Backward prefetching

  • In the backward pass, FSDP issues the ReduceScatter for the current FlatParameter and then the AllGather for the next FlatParameter.
    • Hence, the single NCCL stream forces the ReduceScatter to block the next AllGather, which in turn blocks the next gradient computation and may become exposed on the critical path.
  • To avoid two consecutive exposed communication calls in the backward pass,
    • FSDP backward prefetching issues the next AllGather before the current ReduceScatter.
    • However, as mentioned before, a challenge for eager execution is knowing which FlatParameter to AllGather next. FSDP resolved this challenge by recording the reverse forward execution order of modules as the proxy of their backward execution order.
      • (why we register backward hooks during pre_forward )
      • Moreover, the forward order is freshly recorded each iteration, meaning that the backward prefetching is compatible with dynamism across iterations.

Forward prefetching

  • For some workloads with relatively slow CPU execution, the CPU thread may not be able to issue the next forward AllGather early enough to efficiently fill the NCCL stream.
  • forward prefetching issues the next AllGather before forward computation of current FSDP unit

Memory management

  • PyTorch uses a CUDA caching allocator as a middle layer to serve GPU allocation and free requests for PyTorch programs.
  • FSDP uses a rate limiter to take into account the memory impact of the caching allocator on programs that use several CUDA streams and run fast CPU threads.
  • Producer stream: responsible for generating or preparing data that will be used by subsequent operations.
    • e.g. the AllGather destination tensor representing the unsharded FlatParameter is allocated in a producer stream
    • The producer stream runs ahead of the consumer stream, preparing data in advance
  • Consumer streams: responsible for performing computations on the data produced by the producer stream.
    • model forward passes, loss calculations
  1. PyTorch uses a caching allocator to minimize calls to cudaMalloc and cudaFree, which can be costly.
  2. The caching allocator runs on the CPU thread and must decide on memory allocation before GPU kernels actually run.
  3. For a single stream, memory blocks can be reused easily due to sequential ordering.
  4. With separate producer and consumer streams, reusing memory is more complex due to lack of inter-stream ordering guarantees.
  5. The caching allocator allocates blocks per stream, which can lead to over-allocation in the producer stream.
  6. Over-allocation can cause memory allocation failures in the consumer stream, even if the GPU has enough memory overall.
  7. Failed allocations can trigger a “cudaMalloc retry” process, which significantly reduces training performance.

Rate limiter

  • FSDP allocates the AllGather destination tensor representing the unsharded FlatParameter in a producer stream, and the forward and backward computations using the AllGathered parameters run in a consumer stream (typically the default stream)
  • For a fast CPU thread, there may be pending GPU computation kernels when the caching allocator must serve the next AllGather, leading to no block reuse.
  • Even after the blocks are not active in the AllGather producer stream, these reserved blocks can not serve the other computation stream’s allocation requests, and thus may force blocking cudaFrees and cudaMallocs.
  • FSDP offers a rate limiter that intentionally blocks the CPU thread to ensure proper caching allocator block reuse.
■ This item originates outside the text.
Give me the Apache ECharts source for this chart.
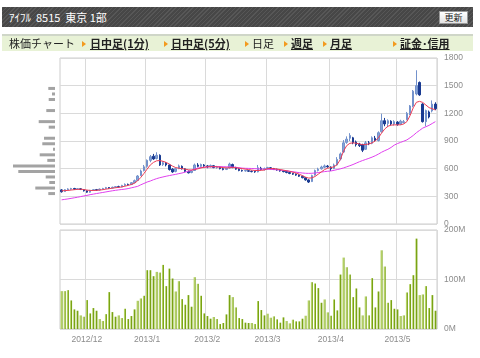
<!DOCTYPE html>
<html><head><meta charset="utf-8">
<script src="https://cdn.jsdelivr.net/npm/echarts/dist/echarts.min.js"></script>
<style>
body{margin:0;width:480px;height:358px;overflow:hidden;background:#fff;position:relative;font-family:"Noto Sans CJK JP",sans-serif;}
#chart{position:absolute;left:0;top:0;width:480px;height:358px;}
#hdr{position:absolute;left:2px;top:7px;width:471px;height:20px;background:repeating-linear-gradient(135deg,#575757 0 1px,#474747 1px 3px);}
#title{position:absolute;left:7px;top:3px;color:#fff;font-size:11px;line-height:14px;white-space:nowrap;}
#btn{position:absolute;left:437px;top:4px;width:27px;height:11px;background:linear-gradient(#fff,#e4e4e4);border:1px solid #999;font-size:9px;line-height:11px;text-align:center;color:#222;}
#nav{position:absolute;left:2px;top:34px;width:471px;height:15px;background:#e8f2d6;border-top:2px solid #cfd6c8;}
.n{position:absolute;top:0px;font-size:11px;line-height:15px;color:#222;white-space:nowrap;}
.l{font-weight:bold;text-decoration:underline;}
.a{position:absolute;top:5px;width:0;height:0;border-left:4px solid #f39a1e;border-top:3px solid transparent;border-bottom:3px solid transparent;}
</style></head><body>
<div id="chart"></div>
<div id="hdr"><span id="title">ｱｲﾌﾙ&nbsp; 8515&nbsp; 東京 1部</span><div id="btn">更新</div></div>
<div id="nav">
<span class="n" style="left:7px">株価チャート</span>
<span class="a" style="left:80px"></span><span class="n l" style="left:88px">日中足(1分)</span>
<span class="a" style="left:162px"></span><span class="n l" style="left:169px">日中足(5分)</span>
<span class="a" style="left:243px"></span><span class="n" style="left:250px">日足</span>
<span class="a" style="left:282px"></span><span class="n l" style="left:289px">週足</span>
<span class="a" style="left:321px"></span><span class="n l" style="left:328px">月足</span>
<span class="a" style="left:391px"></span><span class="n l" style="left:398px">証金･信用</span>
</div>
<script>
// ---- data ----
const dates = [
'2012/11/20','2012/11/21','2012/11/22','2012/11/26','2012/11/27','2012/11/28','2012/11/29','2012/11/30',
'2012/12/03','2012/12/04','2012/12/05','2012/12/06','2012/12/07','2012/12/10','2012/12/11','2012/12/12','2012/12/13','2012/12/14','2012/12/17','2012/12/18','2012/12/19','2012/12/20','2012/12/21','2012/12/25','2012/12/26','2012/12/27','2012/12/28',
'2013/01/04','2013/01/07','2013/01/08','2013/01/09','2013/01/10','2013/01/11','2013/01/15','2013/01/16','2013/01/17','2013/01/18','2013/01/21','2013/01/22','2013/01/23','2013/01/24','2013/01/25','2013/01/28','2013/01/29','2013/01/30','2013/01/31',
'2013/02/01','2013/02/04','2013/02/05','2013/02/06','2013/02/07','2013/02/08','2013/02/12','2013/02/13','2013/02/14','2013/02/15','2013/02/18','2013/02/19','2013/02/20','2013/02/21','2013/02/22','2013/02/25','2013/02/26','2013/02/27','2013/02/28',
'2013/03/01','2013/03/04','2013/03/05','2013/03/06','2013/03/07','2013/03/08','2013/03/11','2013/03/12','2013/03/13','2013/03/14','2013/03/15','2013/03/18','2013/03/19','2013/03/21','2013/03/22','2013/03/25','2013/03/26','2013/03/27','2013/03/28','2013/03/29',
'2013/04/01','2013/04/02','2013/04/03','2013/04/04','2013/04/05','2013/04/08','2013/04/09','2013/04/10','2013/04/11','2013/04/12','2013/04/15','2013/04/16','2013/04/17','2013/04/18','2013/04/19','2013/04/22','2013/04/23','2013/04/24','2013/04/25','2013/04/26','2013/04/30',
'2013/05/01','2013/05/02','2013/05/07','2013/05/08','2013/05/09','2013/05/10','2013/05/13','2013/05/14','2013/05/15','2013/05/16','2013/05/17','2013/05/20','2013/05/21'];

const openP = [370,352,372,378,385,378,382,372,
360,345,365,372,368,378,385,395,390,398,405,402,418,430,428,448,472,525,580,
625,690,735,710,745,645,660,640,595,570,600,625,598,570,558,580,640,625,640,
630,622,632,612,615,600,592,608,645,612,595,580,575,578,572,570,565,605,590,
600,610,600,592,585,575,570,558,548,540,530,518,502,478,460,530,580,598,615,628,
618,602,640,705,780,885,930,935,890,865,860,810,880,875,930,905,1000,1120,1090,1115,1085,
1105,1085,1100,1130,1200,1280,1410,1535,1300,1110,1215,1225,1300];
const closeP = [350,372,380,385,378,382,375,360,
345,365,372,368,378,385,395,390,398,405,402,418,430,425,448,470,520,575,620,
690,730,705,745,640,665,640,590,565,600,630,600,570,555,575,640,625,645,630,
620,635,612,618,600,590,605,650,615,595,580,575,580,572,568,565,610,590,600,
612,600,592,585,575,568,558,548,540,530,518,502,478,455,525,580,595,618,630,620,
600,640,700,760,880,920,960,880,860,850,800,880,870,935,905,990,1120,1085,1120,1085,1110,
1080,1115,1110,1200,1280,1440,1500,1400,1110,1230,1160,1300,1250];
const lowP = [340,348,365,372,370,372,368,352,
338,340,358,362,362,372,380,382,385,392,396,398,412,418,422,442,468,520,570,
610,670,695,700,630,630,625,580,555,560,595,590,560,548,550,575,615,612,620,
605,612,605,600,592,582,585,600,605,588,572,568,568,565,560,555,560,582,580,
590,592,585,578,568,560,550,540,532,522,510,495,470,445,455,525,570,590,605,610,
575,595,635,690,770,870,900,865,840,835,780,805,855,865,890,895,990,1060,1050,1070,1068,
1065,1075,1090,1125,1180,1265,1395,1390,1100,1060,1145,1210,1235];
const highP = [378,378,388,392,392,390,388,378,
365,370,378,380,385,392,402,400,405,412,415,425,440,438,455,482,530,590,640,
700,748,760,778,755,680,672,648,605,610,645,635,605,580,585,655,660,655,650,
640,645,640,630,622,610,612,665,655,620,605,590,588,585,580,578,640,620,612,
620,618,608,600,592,582,578,565,555,548,538,525,510,485,535,590,610,632,645,640,
625,655,725,775,910,950,985,945,905,880,870,900,900,950,955,1005,1196,1150,1135,1125,1125,
1115,1130,1128,1215,1290,1453,1667,1545,1310,1240,1230,1340,1320];
const volumeM = [76.5,76.5,78.5,57.7,39.6,36.9,27.5,24.8,
58.4,31.5,42.3,36.9,20.1,16.1,30,74.5,34.2,24.8,27.5,22.1,40.9,20.1,26.2,39.6,57,61.7,67.1,
118.8,118.8,106.7,115.4,114,129.5,86.6,122,102,75.8,96.6,60.4,49,68.5,45,104.7,91.3,67.1,31.5,
26.2,20.8,24.2,20.1,10,12.1,29.5,68.5,64.4,43.6,22.1,20.1,12.8,12.1,12.1,10,56.4,38.3,27.5,
30.9,22.8,25.5,19.5,12.8,23.5,16.1,11.4,18.8,15.4,15.4,20.8,26.8,57.7,94.6,91.9,82.6,53,59.7,33.6,
26.8,59.7,37.6,110,144.3,124.8,110,64.4,81.9,43.6,27.5,65.8,27.5,102.7,43.6,75.8,159,126.2,53,58.4,40.9,
39.6,26.2,27.5,73.8,90.6,108.7,182.6,68.5,69.8,86.6,42.3,68.5,36.9];
const maShort = [360,362,364,368,372,375,377,374,
368,364,363,365,368,372,378,383,388,393,397,402,410,418,428,442,468,505,548,
595,640,668,685,688,680,668,650,628,612,605,600,595,588,585,590,598,608,615,
620,622,622,620,616,612,608,610,612,610,605,600,595,590,585,580,580,582,585,
600,602,600,596,590,584,578,570,562,552,540,525,508,498,500,515,540,565,590,605,
612,620,645,700,790,850,875,880,876,868,860,862,868,880,900,935,985,1030,1060,1072,1075,
1075,1075,1085,1110,1175,1260,1320,1330,1318,1290,1262,1250,1236];
const maLong = [262,267,272,278,284,290,297,304,
310,318,324,330,336,342,348,354,360,365,370,374,378,384,392,400,408,425,440,
455,466,480,492,502,510,518,525,532,538,546,553,562,572,584,596,606,612,616,
618,620,621,622,622,621,620,620,618,615,610,606,604,603,602,600,598,596,595,
594,592,590,588,585,581,577,572,567,562,557,553,550,549,550,553,558,563,568,572,
575,582,590,598,608,620,632,645,660,675,688,700,712,725,740,758,778,795,810,830,855,
872,885,898,912,935,960,990,1015,1040,1055,1070,1090,1110];
// volume-by-price profile: 60-yen bins from 0 to 1800
const priceBins = ['0','60','120','180','240','300','360','420','480','540','600','660','720','780','840','900','960','1020','1080','1140','1200','1260','1320','1380','1440','1500','1560','1620','1680','1740'];
const binVolume = [0,0,0,0,0,6.7,19.7,5.7,9.3,36.7,42,7.7,15.3,2,12.7,11,0,6.3,16.3,0,8.7,0,6.3,3,6.7,0,0,0,0,0];
const priceTicks = [0,300,600,900,1200,1500,1800];
const volumeTicks = [0,100,200];

// ---- chart ----
const candles = dates.map((d,i)=>[openP[i],closeP[i],lowP[i],highP[i]]);
function monthStart(i){ return i>0 && dates[i].slice(0,7)!==dates[i-1].slice(0,7); }
const gridCol = '#dadada';
const lblFont = {color:'#8c8c8c',fontSize:8.5,fontFamily:'Liberation Sans'};
const chart = echarts.init(document.getElementById('chart'),null,{renderer:'canvas'});
chart.setOption({
  animation:false,
  grid:[
    {left:60,top:58,width:377,height:166,show:true,borderColor:'#cccccc',borderWidth:1},
    {left:60,top:230,width:377,height:99,show:true,borderColor:'#cccccc',borderWidth:1},
    {left:12,top:58,width:43,height:166}
  ],
  xAxis:[
    {type:'category',gridIndex:0,data:dates,boundaryGap:true,axisLine:{show:false},axisTick:{show:false},axisLabel:{show:false},
     splitLine:{show:true,interval:(i)=>monthStart(i),lineStyle:{color:gridCol,width:1}}},
    {type:'category',gridIndex:1,data:dates,boundaryGap:true,axisLine:{show:false},axisTick:{show:false},
     axisLabel:Object.assign({interval:(i)=>monthStart(i),margin:6,formatter:(v)=>{const p=v.split('/');return p[0]+'/'+(+p[1]);}},lblFont),
     splitLine:{show:true,interval:(i)=>monthStart(i),lineStyle:{color:gridCol,width:1}}},
    {type:'value',gridIndex:2,inverse:true,min:0,max:43,show:false}
  ],
  yAxis:[
    {type:'value',gridIndex:0,position:'right',min:priceTicks[0],max:priceTicks[priceTicks.length-1],interval:300,
     axisLine:{show:false},axisTick:{show:false},axisLabel:Object.assign({margin:7,formatter:(v)=>String(v)},lblFont),
     splitLine:{lineStyle:{color:gridCol,width:1}}},
    {type:'value',gridIndex:1,position:'right',min:volumeTicks[0],max:volumeTicks[volumeTicks.length-1],interval:100,
     axisLine:{show:false},axisTick:{show:false},axisLabel:Object.assign({margin:7,formatter:(v)=>v+'M'},lblFont),
     splitLine:{lineStyle:{color:gridCol,width:1}}},
    {type:'category',gridIndex:2,data:priceBins,show:false}
  ],
  series:[
    {type:'candlestick',xAxisIndex:0,yAxisIndex:0,data:candles,barWidth:2,
     itemStyle:{color:'#86a3d6',color0:'#1a3b92',borderColor:'#7392cc',borderColor0:'#1a3b92',borderWidth:1}},
    {type:'line',xAxisIndex:0,yAxisIndex:0,data:maLong,symbol:'none',lineStyle:{color:'#e040ee',width:1}},
    {type:'line',xAxisIndex:0,yAxisIndex:0,data:maShort,symbol:'none',lineStyle:{color:'#ec3b55',width:1}},
    {type:'bar',xAxisIndex:1,yAxisIndex:1,data:volumeM,barWidth:2,
     itemStyle:{color:new echarts.graphic.LinearGradient(0,0,1,0,[{offset:0,color:'#b3d063'},{offset:0.5,color:'#b3d063'},{offset:0.5,color:'#79a314'},{offset:1,color:'#79a314'}])}},
    {type:'bar',xAxisIndex:2,yAxisIndex:2,data:binVolume,barWidth:3,itemStyle:{color:'#a3a3a3'}}
  ]
});
</script>
</body></html>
It allows at most two inflight AllGathers, which is the minimum amount to still achieve communication and computation overlap.

Mixed precision

  • In terms of parameter management, it adheres to the standard mixed precision technique, which maintains both low and full precision copies of parameters.
  • Forward and backward computation use the low precision, and the optimizer step uses full precision.
  • In contrast to torch.amp.autocast that performs just-in-time casts at the operator level,
    • FSDP’s native mixed precision only incurs a full-to-low-precision cast per FlatParameter in its pre-forward and, if resharding after forward, its pre-backward.
  • Moreover, FSDP’s mixed precision permits running all collectives in the low precision, which saves communication volume.